Without giving too much away, below in the Wandering Monster Table for Level Three of Ol’ Nameless. I’ve removed any indication of “# appearing,” so potential adventurers will have no idea whether they may run into 1d4 of these creatures or 2d20 of them. The monsters on the list comprise both creatures that have lairs on Level Three, as well as nomadic wanderers and visitors from other levels and sub-levels.

2 – Special
3 – Necrophidius
4 – Zombie, Juju
5 – Devil, Lemure
6 – Cyclopskin
7 – Ochre Jelly
8 – Snake, constrictor
9 – Ogre
10 – Bugbear
11 – Spider, Huge/Large
12 – Ghoul
13 – Toad, Poisonous
14 – Lizard, giant
15 – Gelatinous Cube
16 – Troglodyte
17 – Land Urchin
18 – Vargouille
19 – Heucuva
20 – Iron Cobra


I’d like to say that there’s a method to the madness behind all the weird choices on the list, but there’s not.

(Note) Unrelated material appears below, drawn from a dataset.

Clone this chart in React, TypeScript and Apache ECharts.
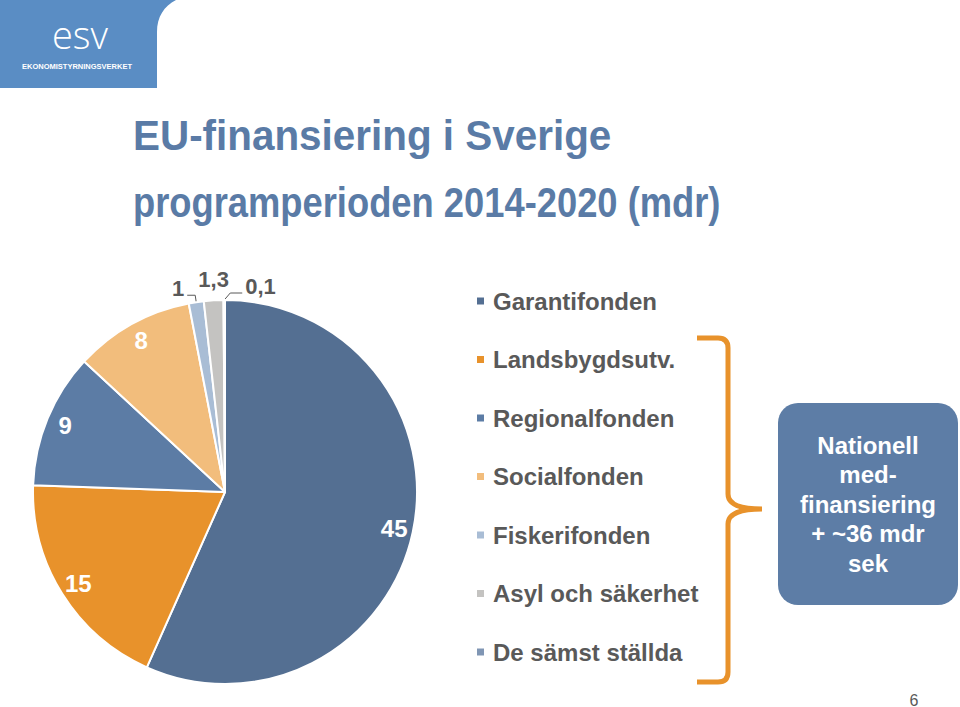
import React, { useEffect, useRef } from "react";
import * as echarts from "echarts";

const categories = [
  "Garantifonden",
  "Landsbygdsutv.",
  "Regionalfonden",
  "Socialfonden",
  "Fiskerifonden",
  "Asyl och säkerhet",
  "De sämst ställda",
];
const values = [45, 15, 9, 8, 1, 1.3, 0.1];
const colors = ["#546F92", "#E8922B", "#5C7CA5", "#F2BD7C", "#A9BDD5", "#C4C3C1", "#8096B4"];
const titleLines = ["EU-finansiering i Sverige", "programperioden 2014-2020 (mdr)"];
const boxLines = ["Nationell", "med-", "finansiering", "+ ~36 mdr", "sek"];
const logoWord = "esv";
const logoName = "EKONOMISTYRNINGSVERKET";
const pageNumber = "6";

const FONT = "'Liberation Sans', Arial, Helvetica, sans-serif";
const CX = 225;
const CY = 492;
const R = 192;

echarts.graphic.registerShape(
  "logoBg",
  echarts.graphic.extendPath("M0,0 L176,0 C164,6 157,17 157,32 L157,88 L0,88 Z", {})
);
echarts.graphic.registerShape(
  "brace",
  echarts.graphic.extendPath(
    "M697,338 L718,338 Q728,338 728,348 L728,494 Q728,509 762,509 Q728,509 728,524 L728,672 Q728,682 718,682 L697,682",
    {}
  )
);

const fmt = (v: number) => String(v).replace(".", ",");

// point on the pie rim at the middle angle of slice i (clockwise from 12 o'clock)
const rimPoint = (i: number, r: number) => {
  const total = values.reduce((s, v) => s + v, 0);
  const before = values.slice(0, i).reduce((s, v) => s + v, 0);
  const ang = ((before + values[i] / 2) / total) * Math.PI * 2;
  return [CX + r * Math.sin(ang), CY - r * Math.cos(ang)];
};

export default function App() {
  const ref = useRef<HTMLDivElement>(null);
  useEffect(() => {
    document.body.style.margin = "0";
    const chart = echarts.init(ref.current!, null, { renderer: "svg" });
    const data = categories.map((name, i) => ({
      name,
      value: values[i],
      itemStyle: { color: colors[i] },
    }));
    const mainData = data.map((d, i) => ({
      ...d,
      label: { show: i >= 4 },
      labelLine: {
        show: i >= 4,
        lineStyle: { opacity: i === 5 ? 0 : 1 },
      },
    }));
    const labelData = data.map((d, i) => ({
      name: d.name,
      value: d.value,
      label: { show: i < 4 },
    }));
    chart.setOption({
      animation: false,
      backgroundColor: "#ffffff",
      legend: {
        orient: "vertical",
        left: 475,
        top: 289,
        padding: 0,
        itemWidth: 9,
        itemHeight: 9,
        itemGap: 34.5,
        icon: "rect",
        selectedMode: false,
        data: categories,
        textStyle: {
          color: "#595959",
          fontSize: 24,
          fontWeight: "bold",
          fontFamily: FONT,
          lineHeight: 24,
          padding: [0, 0, 0, 3],
        },
      },
      series: [
        {
          type: "pie",
          center: [CX, CY],
          radius: R,
          startAngle: 90,
          clockwise: true,
          silent: true,
          avoidLabelOverlap: false,
          emphasis: { disabled: true },
          itemStyle: { borderColor: "#ffffff", borderWidth: 2 },
          label: {
            position: "outside",
            color: "#595959",
            fontSize: 22,
            fontWeight: "bold",
            fontFamily: FONT,
            formatter: (p: any) => fmt(p.value),
          },
          labelLine: {
            length: 7,
            length2: 8,
            smooth: false,
            lineStyle: { color: "#595959", width: 1 },
          },
          labelLayout: (p: any) => {
            const i = p.dataIndex;
            if (i < 4) return {};
            const a = rimPoint(i, R);
            if (i === 6) {
              const m = [a[0] + 6, a[1] - 7];
              const e = [m[0] + 12, m[1]];
              return {
                x: e[0] + 3,
                y: e[1] + 4,
                align: "left",
                verticalAlign: "bottom",
                labelLinePoints: [a, m, e],
              };
            }
            if (i === 5) {
              return {
                x: a[0],
                y: a[1] - 10,
                align: "center",
                verticalAlign: "bottom",
                labelLinePoints: [a, a, a],
              };
            }
            const m = rimPoint(i, R + 7);
            const e = [m[0] - 8, m[1]];
            return {
              x: e[0] - 3,
              y: e[1] + 4,
              align: "right",
              verticalAlign: "bottom",
              labelLinePoints: [a, m, e],
            };
          },
          data: mainData,
        },
        {
          type: "pie",
          center: [CX, CY],
          radius: [148, R],
          startAngle: 90,
          clockwise: true,
          silent: true,
          avoidLabelOverlap: false,
          emphasis: { disabled: true },
          itemStyle: { color: "rgba(0,0,0,0)", borderWidth: 0 },
          label: {
            position: "inside",
            color: "#ffffff",
            fontSize: 24,
            fontWeight: "bold",
            fontFamily: FONT,
            formatter: (p: any) => fmt(p.value),
          },
          labelLine: { show: false },
          data: labelData,
        },
      ],
      graphic: [
        {
          type: "logoBg",
          x: 0,
          y: 0,
          style: { fill: "#5A8DC4" },
          silent: true,
        },
        {
          type: "text",
          x: 80,
          y: 34,
          style: {
            text: logoWord,
            fill: "#ffffff",
            fontSize: 38,
            lineHeight: 32,
            fontWeight: 300,
            fontFamily: "'Open Sans', 'DejaVu Sans', sans-serif",
            align: "center",
            verticalAlign: "middle",
          },
        },
        {
          type: "text",
          x: 77,
          y: 66,
          style: {
            text: logoName,
            fill: "#ffffff",
            fontSize: 7.5,
            fontWeight: "bold",
            fontFamily: FONT,
            align: "center",
            verticalAlign: "middle",
          },
        },
        {
          type: "text",
          x: 133,
          y: 135,
          scaleX: 0.94,
          style: {
            text: titleLines[0],
            fill: "#5A7BA6",
            fontSize: 43,
            fontWeight: "bold",
            fontFamily: FONT,
            align: "left",
            verticalAlign: "middle",
          },
        },
        {
          type: "text",
          x: 133,
          y: 202,
          scaleX: 0.845,
          style: {
            text: titleLines[1],
            fill: "#5A7BA6",
            fontSize: 43,
            fontWeight: "bold",
            fontFamily: FONT,
            align: "left",
            verticalAlign: "middle",
          },
        },
        {
          type: "brace",
          x: 0,
          y: 0,
          style: { fill: null, stroke: "#E8922B", lineWidth: 5 },
          silent: true,
        },
        {
          type: "rect",
          shape: { x: 778, y: 403, width: 180, height: 202, r: 20 },
          style: { fill: "#5D7DA6" },
        },
        {
          type: "text",
          x: 868,
          y: 504,
          style: {
            text: boxLines.join("\n"),
            fill: "#ffffff",
            fontSize: 24,
            fontWeight: "bold",
            fontFamily: FONT,
            lineHeight: 29.5,
            align: "center",
            verticalAlign: "middle",
          },
        },
        {
          type: "text",
          x: 914,
          y: 700,
          style: {
            text: pageNumber,
            fill: "#595959",
            fontSize: 16,
            fontFamily: FONT,
            align: "center",
            verticalAlign: "middle",
          },
        },
      ],
    });
    return () => chart.dispose();
  }, []);
  return (
    <div
      ref={ref}
      style={{ position: "fixed", left: 0, top: 0, width: 960, height: 707, background: "#fff" }}
    />
  );
}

Not to all of them, anyway. Some appear because of features of the level, but many show up because I have a fondness for them and “I’ve learned to stop worrying and love the dungeon.”

Questions/comments?

3 comments:

Jonathan said...

I too am a huge fan of the "custom" random encounter. Instead of wandering monsters, i usually build a set of encounters for an area and drop them into a table like the one you use above (although I use 2d10 instead of the slightly skewed 1d12+1d8). I usually set up areas (dungeons, wilderness regions, town quarters, etc) as have a 'default' encounter level and then decide how risky do I want to make the table - with the most dangerous zones have encounters on the tails of the bell curve (roll a 2 or 20) that are +4 EL above the default for the zone.

thanks for pointing to the MMII table.. i'll have to go refresh my memory now.

entertheoctopus said...

"I've learned to stop worrying and love the dungeon."
Classic! A good guiding philosophy toward this game of ours.

Amityville Mike said...

@jonathan:I think I prefer the d8+d12 method simply because I get to use the much overlooked d12 more often.

@entertheoctopus: That's become my new mantra during the design phase. Hopefully the pleasure I'm getting out of the initial layout work will bleed through to the player's enjoyment once I'm done.